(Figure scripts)
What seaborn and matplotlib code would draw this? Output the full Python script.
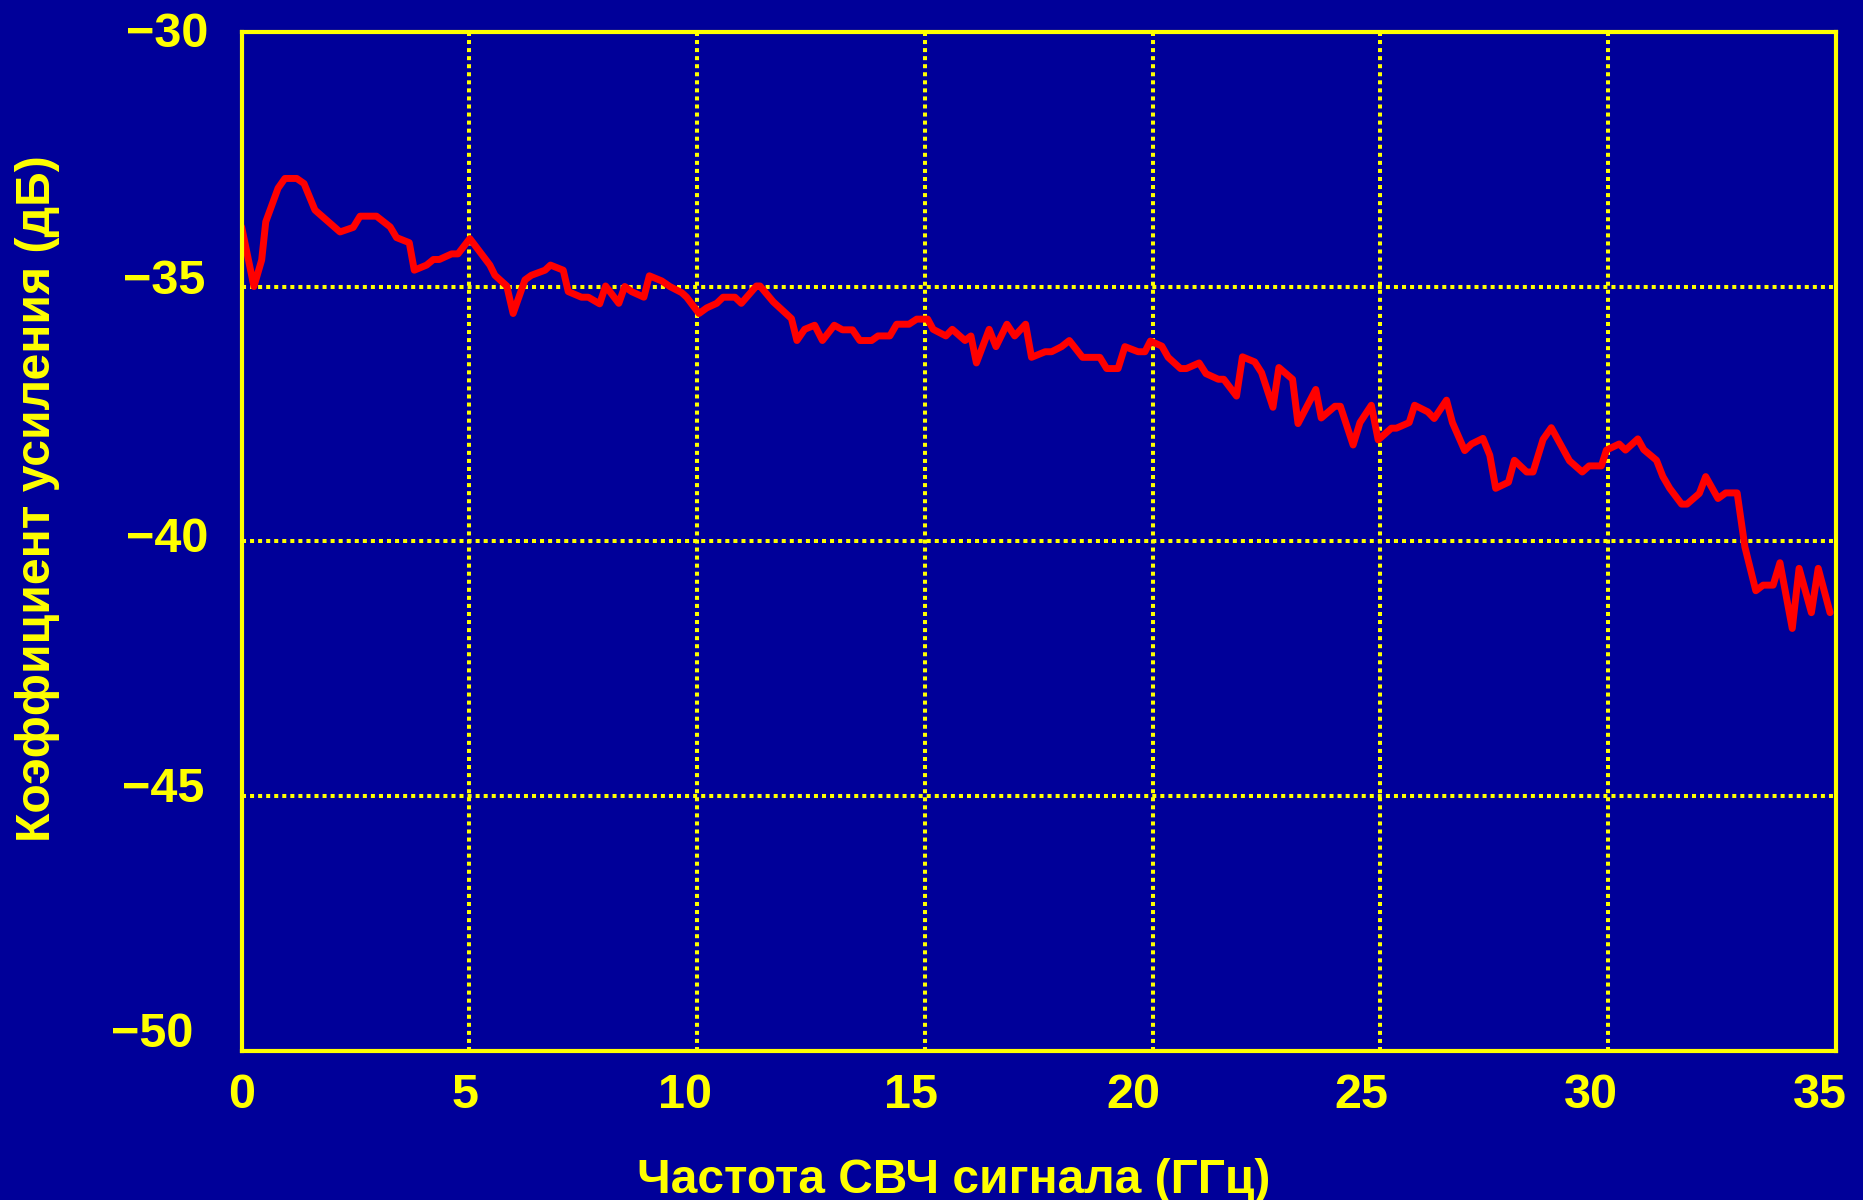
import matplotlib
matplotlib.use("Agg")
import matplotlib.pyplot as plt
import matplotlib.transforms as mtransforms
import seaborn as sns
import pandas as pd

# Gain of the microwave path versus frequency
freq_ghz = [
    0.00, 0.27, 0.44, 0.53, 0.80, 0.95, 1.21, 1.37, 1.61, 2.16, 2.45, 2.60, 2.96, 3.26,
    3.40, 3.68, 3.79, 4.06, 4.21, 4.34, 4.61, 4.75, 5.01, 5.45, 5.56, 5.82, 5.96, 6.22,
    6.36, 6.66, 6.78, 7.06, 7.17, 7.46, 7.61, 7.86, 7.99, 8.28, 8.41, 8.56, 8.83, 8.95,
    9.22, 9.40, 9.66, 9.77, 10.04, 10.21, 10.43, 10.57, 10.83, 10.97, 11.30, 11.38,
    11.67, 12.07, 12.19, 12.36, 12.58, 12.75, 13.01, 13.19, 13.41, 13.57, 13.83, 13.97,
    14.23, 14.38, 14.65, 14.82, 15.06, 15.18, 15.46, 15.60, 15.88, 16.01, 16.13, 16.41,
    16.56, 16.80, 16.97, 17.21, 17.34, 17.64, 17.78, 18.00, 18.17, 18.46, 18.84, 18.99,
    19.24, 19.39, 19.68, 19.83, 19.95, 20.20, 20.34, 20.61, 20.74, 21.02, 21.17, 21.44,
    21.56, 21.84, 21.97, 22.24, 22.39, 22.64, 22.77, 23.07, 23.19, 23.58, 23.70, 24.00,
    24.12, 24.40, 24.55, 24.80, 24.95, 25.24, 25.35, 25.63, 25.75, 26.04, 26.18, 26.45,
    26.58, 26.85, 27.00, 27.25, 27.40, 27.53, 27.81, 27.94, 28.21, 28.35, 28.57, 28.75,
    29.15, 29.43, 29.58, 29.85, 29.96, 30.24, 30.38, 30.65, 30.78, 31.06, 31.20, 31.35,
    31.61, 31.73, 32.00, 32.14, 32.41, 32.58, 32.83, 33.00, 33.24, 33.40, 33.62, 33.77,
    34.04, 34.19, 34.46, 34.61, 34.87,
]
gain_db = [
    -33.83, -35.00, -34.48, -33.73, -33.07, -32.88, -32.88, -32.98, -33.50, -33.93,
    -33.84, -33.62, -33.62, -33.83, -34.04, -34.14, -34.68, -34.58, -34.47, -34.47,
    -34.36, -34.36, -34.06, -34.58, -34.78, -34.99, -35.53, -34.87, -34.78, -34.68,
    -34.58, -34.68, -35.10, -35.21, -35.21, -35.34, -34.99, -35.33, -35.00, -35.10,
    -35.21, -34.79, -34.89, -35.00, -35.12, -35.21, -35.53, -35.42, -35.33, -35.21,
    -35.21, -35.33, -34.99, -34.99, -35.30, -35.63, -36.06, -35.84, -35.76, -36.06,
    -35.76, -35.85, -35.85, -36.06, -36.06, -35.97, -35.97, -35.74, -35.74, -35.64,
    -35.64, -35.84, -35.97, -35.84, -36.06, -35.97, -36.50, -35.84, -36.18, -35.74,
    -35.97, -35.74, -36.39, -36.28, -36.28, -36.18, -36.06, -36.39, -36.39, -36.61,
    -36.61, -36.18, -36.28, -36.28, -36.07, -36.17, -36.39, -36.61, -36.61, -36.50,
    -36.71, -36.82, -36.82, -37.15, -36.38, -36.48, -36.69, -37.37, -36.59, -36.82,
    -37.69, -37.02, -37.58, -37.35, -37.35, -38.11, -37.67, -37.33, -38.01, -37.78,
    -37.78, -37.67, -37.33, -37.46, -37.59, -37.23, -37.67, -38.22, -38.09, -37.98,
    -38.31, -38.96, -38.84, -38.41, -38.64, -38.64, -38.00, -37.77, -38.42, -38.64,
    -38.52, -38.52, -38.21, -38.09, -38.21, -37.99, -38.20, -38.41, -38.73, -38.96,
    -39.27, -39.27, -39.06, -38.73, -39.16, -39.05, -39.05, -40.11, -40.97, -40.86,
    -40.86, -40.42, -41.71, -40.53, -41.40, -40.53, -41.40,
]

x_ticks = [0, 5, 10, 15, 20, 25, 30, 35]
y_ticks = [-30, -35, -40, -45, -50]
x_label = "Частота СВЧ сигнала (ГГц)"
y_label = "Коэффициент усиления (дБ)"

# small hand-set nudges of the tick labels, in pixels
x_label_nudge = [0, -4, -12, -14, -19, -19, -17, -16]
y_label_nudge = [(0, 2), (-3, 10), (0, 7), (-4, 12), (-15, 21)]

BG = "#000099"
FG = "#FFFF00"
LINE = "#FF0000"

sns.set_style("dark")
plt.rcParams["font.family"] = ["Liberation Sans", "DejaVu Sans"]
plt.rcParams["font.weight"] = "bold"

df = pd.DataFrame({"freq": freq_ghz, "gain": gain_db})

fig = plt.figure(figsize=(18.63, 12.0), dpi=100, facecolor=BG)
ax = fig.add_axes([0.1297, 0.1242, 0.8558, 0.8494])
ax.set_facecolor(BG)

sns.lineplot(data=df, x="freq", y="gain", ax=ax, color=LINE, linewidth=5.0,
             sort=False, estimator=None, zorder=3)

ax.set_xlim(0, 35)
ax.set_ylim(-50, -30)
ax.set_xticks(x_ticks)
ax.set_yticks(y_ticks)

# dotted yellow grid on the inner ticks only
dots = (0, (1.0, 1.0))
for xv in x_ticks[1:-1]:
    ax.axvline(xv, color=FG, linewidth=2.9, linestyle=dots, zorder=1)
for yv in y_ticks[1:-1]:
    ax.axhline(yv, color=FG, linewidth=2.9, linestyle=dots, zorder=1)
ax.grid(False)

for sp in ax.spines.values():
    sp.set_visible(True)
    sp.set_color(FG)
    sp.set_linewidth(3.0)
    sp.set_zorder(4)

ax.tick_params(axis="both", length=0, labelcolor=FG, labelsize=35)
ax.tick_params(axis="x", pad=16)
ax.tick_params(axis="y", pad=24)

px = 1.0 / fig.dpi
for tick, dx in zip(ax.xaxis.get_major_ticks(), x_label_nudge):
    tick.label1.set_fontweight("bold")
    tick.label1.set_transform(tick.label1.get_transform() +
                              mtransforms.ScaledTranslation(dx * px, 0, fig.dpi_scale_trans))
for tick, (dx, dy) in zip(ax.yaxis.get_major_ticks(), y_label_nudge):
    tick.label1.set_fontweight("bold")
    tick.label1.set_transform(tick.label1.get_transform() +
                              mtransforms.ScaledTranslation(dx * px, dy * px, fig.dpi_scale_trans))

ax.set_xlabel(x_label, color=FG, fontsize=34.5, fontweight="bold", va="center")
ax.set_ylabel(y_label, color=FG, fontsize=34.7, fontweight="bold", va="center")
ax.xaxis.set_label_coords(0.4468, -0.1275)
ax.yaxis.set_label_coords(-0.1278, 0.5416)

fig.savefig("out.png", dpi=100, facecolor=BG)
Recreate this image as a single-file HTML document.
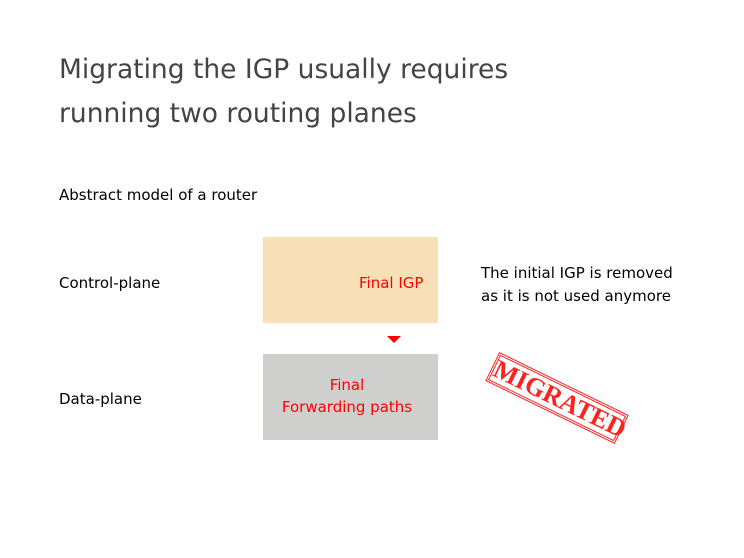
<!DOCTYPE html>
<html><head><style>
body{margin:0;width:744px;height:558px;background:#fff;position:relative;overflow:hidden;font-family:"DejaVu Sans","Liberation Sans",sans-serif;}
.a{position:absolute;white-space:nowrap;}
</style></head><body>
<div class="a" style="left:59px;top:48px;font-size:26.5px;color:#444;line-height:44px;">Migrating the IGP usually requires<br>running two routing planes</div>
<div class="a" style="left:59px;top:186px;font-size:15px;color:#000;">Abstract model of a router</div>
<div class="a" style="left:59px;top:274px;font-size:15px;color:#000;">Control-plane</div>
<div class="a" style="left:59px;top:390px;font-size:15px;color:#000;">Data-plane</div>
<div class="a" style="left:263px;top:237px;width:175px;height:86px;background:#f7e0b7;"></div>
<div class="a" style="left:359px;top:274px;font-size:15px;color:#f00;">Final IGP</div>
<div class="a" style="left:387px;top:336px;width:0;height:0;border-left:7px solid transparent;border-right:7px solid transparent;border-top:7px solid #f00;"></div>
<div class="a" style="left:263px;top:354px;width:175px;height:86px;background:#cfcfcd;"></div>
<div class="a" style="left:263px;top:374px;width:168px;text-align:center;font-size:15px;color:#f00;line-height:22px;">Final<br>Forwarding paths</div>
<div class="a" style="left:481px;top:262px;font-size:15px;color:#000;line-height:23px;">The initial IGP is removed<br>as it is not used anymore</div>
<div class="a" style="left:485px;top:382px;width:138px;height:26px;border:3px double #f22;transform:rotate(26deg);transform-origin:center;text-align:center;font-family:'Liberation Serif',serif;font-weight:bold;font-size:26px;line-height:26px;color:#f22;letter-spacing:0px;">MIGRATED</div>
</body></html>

> _THE EXERCISE_
Transcribe, from the records above, the first line and every line after it up to and including the line with "import pandas as pd"; omit pictures.

> _TASK SOLUTION_
What seaborn and matplotlib code would draw this? Output the full Python script.
import matplotlib
matplotlib.use("Agg")
import matplotlib.pyplot as plt
import matplotlib.transforms as mtransforms
import seaborn as sns
import pandas as pd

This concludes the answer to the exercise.